En clair, le droit au départ à 62 ans serait fictif. On imagine les conséquences d'une telle mesure à la fois pour les seniors, contraints de travailler tard ou de subir le chômage plus longtemps, et pour les jeunes entrant sur le marché de l'emploi.
Dans le même temps, selon les scénarios patronaux, le montant des pensions serait gelé. «Il faudra peut-être imaginer un gel temporaire des pensions jusqu’à ce qu’on se rapproche de l’équilibre technique des régimes», assène Claude Tendil, le chef de la délégation du Medef, Un gel sur trois ans à partir de 2016 «sauf reprise significative de l’inflation».
Le patronat veut aussi toucher aux pensions de réversion. En fait, il pose une condition au maintien à 60% du taux actuel de réversion après le décès d’un conjoint: que celui qui part à la retraite le premier, dans le couple, ne perçoive qu’une retraite complémentaire restreinte. Or 1,29 million de personnes perçoivent une pension de réversion et 1,6 million cumulent retraite et pension de réversion à l’Arrco, les chiffres sont de 520000 et 82000 à l’Agirc.
Quant aux droits des privés d'emploi, le Medef ne propose rien d'autre que la double peine, avec une moindre revalorisation de la période de chômage. Par ailleurs, la piste d'une fusion entre les deux régimes, Arrco (tous les salariés) et Agirc (cadres) fait également partie de la panoplie du possible pour le patronat, alors même que l'affiliation à l'Agirc, comme le rappelle l'Ugict-CGT, constitue ce qui, dans les conventions collectives, détermine le statut cadre.

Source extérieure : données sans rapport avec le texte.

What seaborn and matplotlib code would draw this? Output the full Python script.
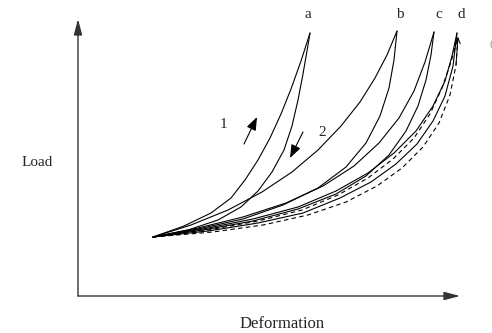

Les exigences patronales provoquent quelques remous parmi les organisations syndicales, qui se sont fixé des lignes rouges. Pas question de réduire les droits à retraite ni de toucher aux bornes d'âge, affirme ainsi FO; injuste également de revenir sur les pensions de réversion, plaide la CFTC; la CFE-CGC s'inquiète de la perspective de fusion des régimes Agirc-Arrco… Quant à la CFDT, Laurent Berger considère qu'il faut «préserver les pensions des retraités les plus modestes». Il envisage comme possible d'«augmenter les cotisations». Cela «ne peut pas être totalement exclu puisque les efforts vont être demandés aux uns et aux autres», dit-il, envisageant par ailleurs l'hypothèse d’une fusion Arrco-Agirc.

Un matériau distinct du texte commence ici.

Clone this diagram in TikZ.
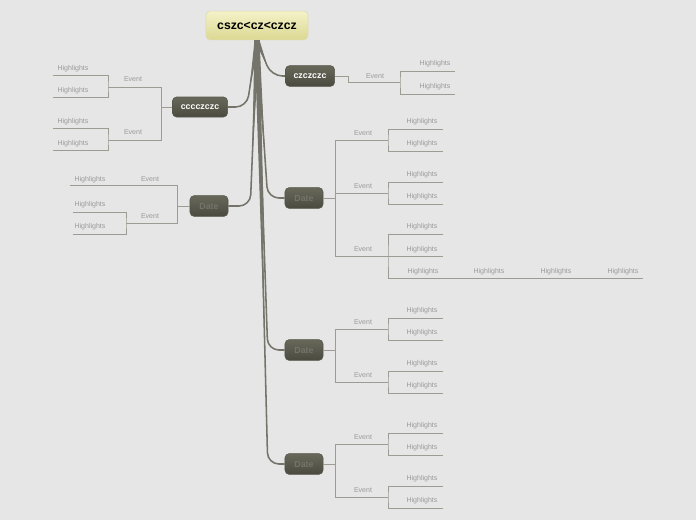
\documentclass[tikz,border=0pt]{standalone}
\usepackage{fontspec}
\setmainfont{Liberation Sans}
\usetikzlibrary{calc}
\definecolor{bg}{HTML}{E6E6E6}
\definecolor{limbc}{HTML}{74746A}
\definecolor{twigc}{HTML}{9C9C92}
\definecolor{lblc}{HTML}{9A9A9A}
\definecolor{boxtop}{HTML}{68685A}
\definecolor{boxbot}{HTML}{4A4A3F}
\definecolor{boxedge}{HTML}{55554A}
\definecolor{datec}{HTML}{74746A}
\definecolor{roottop}{HTML}{F4F2C8}
\definecolor{rootbot}{HTML}{DCD892}

\begin{document}
\begin{tikzpicture}[x=0.025cm, y=-0.025cm,
  root/.style={draw=rootbot!90!black!60, rounded corners=3pt, top color=roottop, bottom color=rootbot, inner sep=0, minimum width=2.55cm, minimum height=0.72cm, font=\bfseries\fontsize{8.7}{10}\selectfont},
  topic/.style={draw=boxedge, rounded corners=3pt, top color=boxtop, bottom color=boxbot, inner sep=0, minimum width=0.95cm, minimum height=0.52cm, font=\bfseries\fontsize{6.3}{7}\selectfont},
  limb/.style={draw=limbc, line width=1.1pt, rounded corners=8pt},
  taper/.style={fill=limbc},
  twig/.style={draw=twigc, line width=0.55pt},
  lbl/.style={text=lblc, inner sep=0, font=\fontsize{5}{6}\selectfont}
]
\path[fill=bg] (0,0) rectangle (696,520);

% central topic and main topics
\node[root] (root) at (257,25.5) {cszc<cz<czcz};
\node[topic, text=white, minimum width=1.23cm] (zc) at (310,76) {czczczc};
\node[topic, text=white, minimum width=1.38cm, minimum height=0.5cm] (cc) at (200,107) {cccczczc};
\node[topic, text=datec] (dl) at (209,206) {Date};
\node[topic, text=datec] (d1) at (304,198) {Date};
\node[topic, text=datec] (d2) at (304,350) {Date};
\node[topic, text=datec] (d3) at (304,464) {Date};

% tapered limbs from the central topic
\foreach \t/\dx in {zc/-14, d1/-17, d2/-17, d3/-17} {
  \coordinate (b\t) at ($(\t.west)+(\dx,0)$);
  \fill[taper] ($(root.south)+(-2.5,0)$) -- ($(root.south)+(2.5,0)$) -- ($(root.south)!0.75!(b\t)$) -- cycle;
  \draw[limb] (root.south) -- (b\t) -- (\t.west);
}
\foreach \t/\dx in {cc/19, dl/22} {
  \coordinate (b\t) at ($(\t.east)+(\dx,0)$);
  \fill[taper] ($(root.south)+(-2.5,0)$) -- ($(root.south)+(2.5,0)$) -- ($(root.south)!0.75!(b\t)$) -- cycle;
  \draw[limb] (root.south) -- (b\t) -- (\t.east);
}

% czczczc
\coordinate (zcj) at ($(zc.east)+(13,0)$);
\coordinate (zce) at (400,82);
\coordinate (zch1) at (455,71);
\coordinate (zch2) at (455,94);
\draw[twig] (zc.east) -- (zcj) |- (zce);
\draw[twig] (zch1) -| (zce) |- (zch2);
\node[lbl] (zcev) at (375,76) {Event};
\node[lbl] (zchl1) at (435,64) {Highlights};
\node[lbl] (zchl2) at (435,87) {Highlights};

% cccczczc
\coordinate (ccj) at ($(cc.west)+(-11,0)$);
\draw[twig] (cc.west) -- (ccj);
\foreach \y in {87,140} {
  \coordinate (cce\y) at (108,\y);
  \coordinate (cca\y) at (53,\y-12);
  \coordinate (ccb\y) at (53,\y+10);
  \draw[twig] (ccj) |- (cce\y);
  \draw[twig] (cca\y) -| (cce\y) |- (ccb\y);
  \node[lbl] (ccev\y) at (133,\y-8) {Event};
  \node[lbl] (cchla\y) at (73,\y-18.5) {Highlights};
  \node[lbl] (cchlb\y) at (73,\y+3.5) {Highlights};
}

% left Date
\coordinate (dlj) at ($(dl.west)+(-12,0)$);
\coordinate (dlh1) at (70,185);
\coordinate (dle2) at (126,223);
\coordinate (dlh2) at (73,212);
\coordinate (dlh3) at (73,234);
\draw[twig] (dl.west) -- (dlj);
\draw[twig] (dlh1) -| (dlj) |- (dle2);
\draw[twig] (dlh2) -| (dle2) |- (dlh3);
\node[lbl] (dlev1) at (150,179) {Event};
\node[lbl] (dlhl1) at (90,179.5) {Highlights};
\node[lbl] (dlev2) at (150,216.5) {Event};
\node[lbl] (dlhl2) at (90,205) {Highlights};
\node[lbl] (dlhl3) at (90,227) {Highlights};

% right Dates
\foreach \d in {d1,d2,d3} {
  \coordinate (\d j) at ($(\d.east)+(12,0)$);
  \draw[twig] (\d.east) -- (\d j);
}
\foreach \d/\y in {d1/140, d1/193, d1/256, d2/329, d2/382, d3/444, d3/497} {
  \coordinate (e\y) at (388,\y);
  \draw[twig] (\d j) |- (e\y);
  \node[lbl] (ev\y) at (363,\y-7) {Event};
}
\foreach \y in {140,193,329,382,444,497} {
  \coordinate (ha\y) at (443,\y-11);
  \coordinate (hb\y) at (443,\y+11);
  \draw[twig] (ha\y) -| (e\y) |- (hb\y);
  \node[lbl] (hla\y) at (422,\y-18) {Highlights};
  \node[lbl] (hlb\y) at (422,\y+4) {Highlights};
}
\coordinate (h234) at (443,234);
\coordinate (h256) at (443,256);
\coordinate (hc) at (643,278);
\draw[twig] (h234) -| (e256) |- (hc);
\draw[twig] (e256) -- (h256);
\node[lbl] (hl234) at (422,227) {Highlights};
\node[lbl] (hl256) at (422,249.5) {Highlights};
\foreach \x/\n in {423/1, 489/2, 556/3, 623/4}
  \node[lbl] (hlc\n) at (\x,272) {Highlights};
\end{tikzpicture}
\end{document}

Pour la CGT, il ne saurait y avoir «ni mesure d’âge ni décote» et l’équilibre de chacun des deux régimes, à préserver, est tout à fait possible si de nouvelles ressources leur sont attribuées. Une vraie politique de l'emploi, de maintien et de développement des filières industrielles comme des services publics y contribuerait largement. L'égalité des salaires entre les femmes et les hommes permettrait aussi une hausse des cotisations qui effacerait de fait tout déficit de l'Arrco, a calculé la CGT. Pour la confédération, il est urgent d'augmenter les cotisations sociales tout en les modulant.

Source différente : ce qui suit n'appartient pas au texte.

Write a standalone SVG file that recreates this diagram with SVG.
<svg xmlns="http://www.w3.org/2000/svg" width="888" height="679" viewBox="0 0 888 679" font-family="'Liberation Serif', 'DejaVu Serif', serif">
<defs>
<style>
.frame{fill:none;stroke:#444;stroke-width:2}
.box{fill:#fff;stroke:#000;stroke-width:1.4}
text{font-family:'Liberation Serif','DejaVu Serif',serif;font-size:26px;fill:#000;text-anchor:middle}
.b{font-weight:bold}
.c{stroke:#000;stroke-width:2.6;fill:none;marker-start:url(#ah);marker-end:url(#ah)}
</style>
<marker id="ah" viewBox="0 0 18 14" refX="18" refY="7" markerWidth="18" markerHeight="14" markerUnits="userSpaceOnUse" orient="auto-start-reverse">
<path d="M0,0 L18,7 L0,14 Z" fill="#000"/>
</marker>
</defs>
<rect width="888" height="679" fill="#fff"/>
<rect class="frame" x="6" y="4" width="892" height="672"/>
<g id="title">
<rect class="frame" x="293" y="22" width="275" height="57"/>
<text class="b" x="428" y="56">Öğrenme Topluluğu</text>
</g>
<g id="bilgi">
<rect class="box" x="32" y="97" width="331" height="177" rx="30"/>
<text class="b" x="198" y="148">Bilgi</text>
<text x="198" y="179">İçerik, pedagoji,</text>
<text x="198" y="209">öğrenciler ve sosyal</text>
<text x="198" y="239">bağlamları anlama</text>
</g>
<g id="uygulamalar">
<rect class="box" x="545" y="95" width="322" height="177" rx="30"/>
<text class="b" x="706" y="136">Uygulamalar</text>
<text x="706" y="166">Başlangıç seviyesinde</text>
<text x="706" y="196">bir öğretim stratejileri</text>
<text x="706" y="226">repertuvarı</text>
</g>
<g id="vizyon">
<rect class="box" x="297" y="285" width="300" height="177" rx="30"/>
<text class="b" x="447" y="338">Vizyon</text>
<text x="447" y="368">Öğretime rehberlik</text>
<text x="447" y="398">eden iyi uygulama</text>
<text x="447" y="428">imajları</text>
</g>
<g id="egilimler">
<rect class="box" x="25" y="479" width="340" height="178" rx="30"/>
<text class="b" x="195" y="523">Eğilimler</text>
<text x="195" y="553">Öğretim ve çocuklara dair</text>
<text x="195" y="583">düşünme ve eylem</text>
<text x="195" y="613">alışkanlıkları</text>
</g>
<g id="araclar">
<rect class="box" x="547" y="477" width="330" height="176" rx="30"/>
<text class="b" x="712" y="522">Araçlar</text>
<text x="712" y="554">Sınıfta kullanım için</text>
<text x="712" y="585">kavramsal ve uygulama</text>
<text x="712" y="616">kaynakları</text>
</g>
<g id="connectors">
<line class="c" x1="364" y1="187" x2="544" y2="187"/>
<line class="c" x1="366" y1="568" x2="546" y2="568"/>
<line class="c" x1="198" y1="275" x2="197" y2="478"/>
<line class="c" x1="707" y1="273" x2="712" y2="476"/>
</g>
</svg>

Il s'agit d'intégrer toutes les rémunérations et de taxer les revenus financiers. À l'Agirc, les cotisations sont d'autant plus sous-dimensionnées que les salaires des cadres se sont globalement affaissés ces dernières années. Il convient d'augmenter celles-ci de 2,45%, ce qui doit peser principalement sur la part dite patronale. Mais au-delà, une révision de l'assiette permettrait de mieux tenir compte du ratio entre la masse salariale et la valeur ajoutée de chaque entreprise, pour fixer des taux de cotisation différents favorisant l'emploi et les salaires.
Des mesures efficaces, susceptibles de contribuer à un cercle vertueux pour l'emploi, les salaires et la rémunération des qualifications, et de maintenir et développer les droits des salariés que le patronat préférerait rogner.